FROM the darkness of winter, though, light would eventually creep through the cracks.

A positive Covid test ruled Broadhurst out of an international tournament in March. In limbo, and having barely thrown a competitive punch in anger over the past two years, she started to wonder was she cursed. Is this really meant to be?

Then, during that period of isolation, an email dropped from the management team of Katie Taylor.

“When she was nine, people asked what she wanted to be when she grew up,” recalls Sheila, “Amy told them she wanted to be Katie Taylor. She’d ask for Katie Taylor boxing boots off Santa, singlets…

“Katie was her hero.”

The Bray woman was in the middle of preparations for her history-making showdown with Amanda Serrano at Madison Square Garden, and wanted Broadhurst to come out to Connecticut for sparring.

It was a week that would ultimately change the course of her career, and her life.

“That was the starting point, really.

“Holy sh*t, Katie Taylor’s looking for my help? I haven’t looked back after that.”

And, just as she had helped sharpen Harrington for her assault on the Olympics, so Broadhurst – taller and stronger than Taylor, just like Serrano – played her part in the biggest female fight in boxing history, one in which her hero prevailed.

As she prepared to leave Connecticut, Taylor asked Broadhurst about the upcoming World Championships in Turkey. The Dundalk woman was worried that inactivity could catch up with her, nervous about stepping into the unknown.

Taylor, not one for grand proclamations, looked Broadhurst in the eye.

“No-one is going to beat you.”

How right she was.

Five fights, five wins, mum, dad and brother Paul beaming from the other side of hoardings inside the Basaksehir sports facility as each step was overcome. The $100,000 prize money, a first at the World Championships, has come in handy too - or it will, she hopes.

“I haven’t got it yet, and I’m in the middle of trying to buy a house…”

From fearing what the future held to top of the world in a few short months.

Big decisions lie ahead about what weight class she will pursue as the path to Paris 2024 shortens.

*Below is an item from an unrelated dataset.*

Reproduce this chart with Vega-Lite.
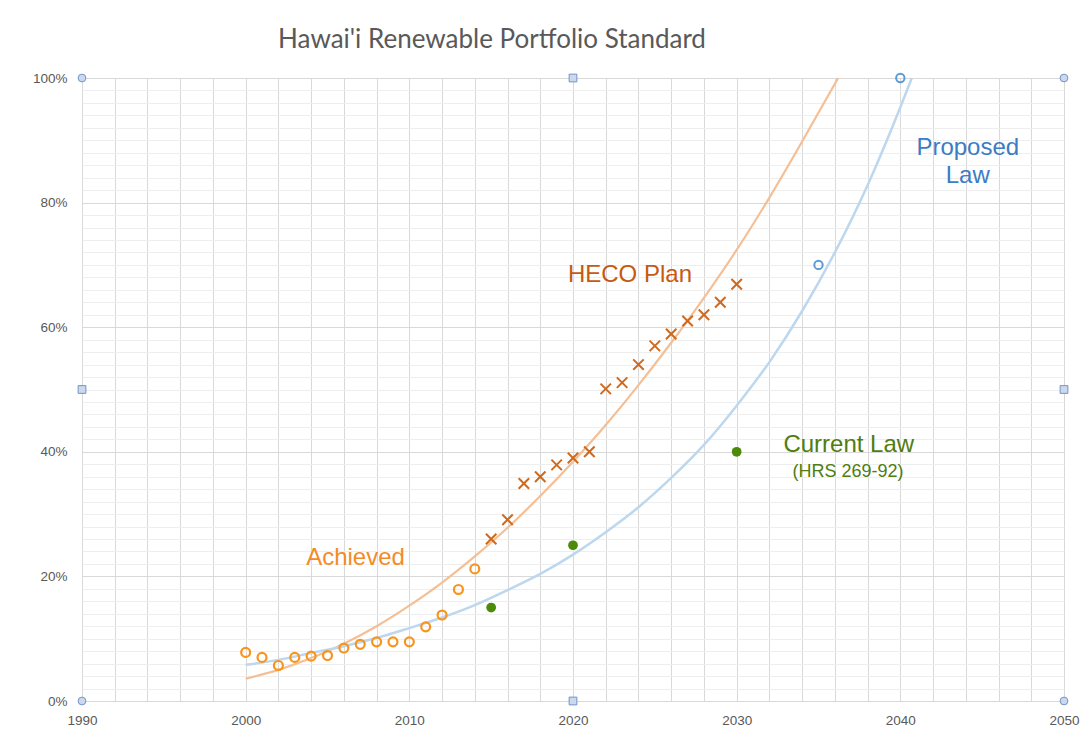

Despite strengthening her own hand, Broadhurst is unsure whether to roll the dice and challenge Harrington for the Irish lightweight spot, or move up to 66kg.

“There’s probably a 20 per cent chance I will do 60 kilos now - coming back from the Worlds I wasn’t sure. Part of me was thinking I’ll do it, I’ll take my chance.

“But then you’re thinking ‘have I got a better chance of going at 66?’ And the answer is yes. Once you’re picked, you go and qualify – but was I even going to be picked in Ireland?”

“It’s just a pity the two of them are at the one weight,” sighs Sheila, “chasing the same dream.”

Yet, at 25, she feels as though the road is just beginning to open out before her – the complex relationship with Kellie Harrington, and the tips taken from Taylor, vital parts of the journey.

“Me and Kellie get along now – she texted me after I won at the Worlds, she came to the airport. We’re on good terms... we’re kind of past that stage now.

“The best work I’ve got is with Kellie and Katie. If I didn’t have them two, I don’t think I would be world champion now.

“Going over to America, I didn’t know was I going to take a pasting or what, would I be able to live with her? But I came away feeling I was on that level.

“Going to the Worlds believing you’re on a level with Katie Taylor and Kellie Harrington… what’s stopping me? That’s the confidence it gives you and that’s why, even going to the Commonwealths, I’m not even thinking about the Worlds no more – I’m just looking at what’s in front of me.

“Now, after everything, it feels like this is my time.”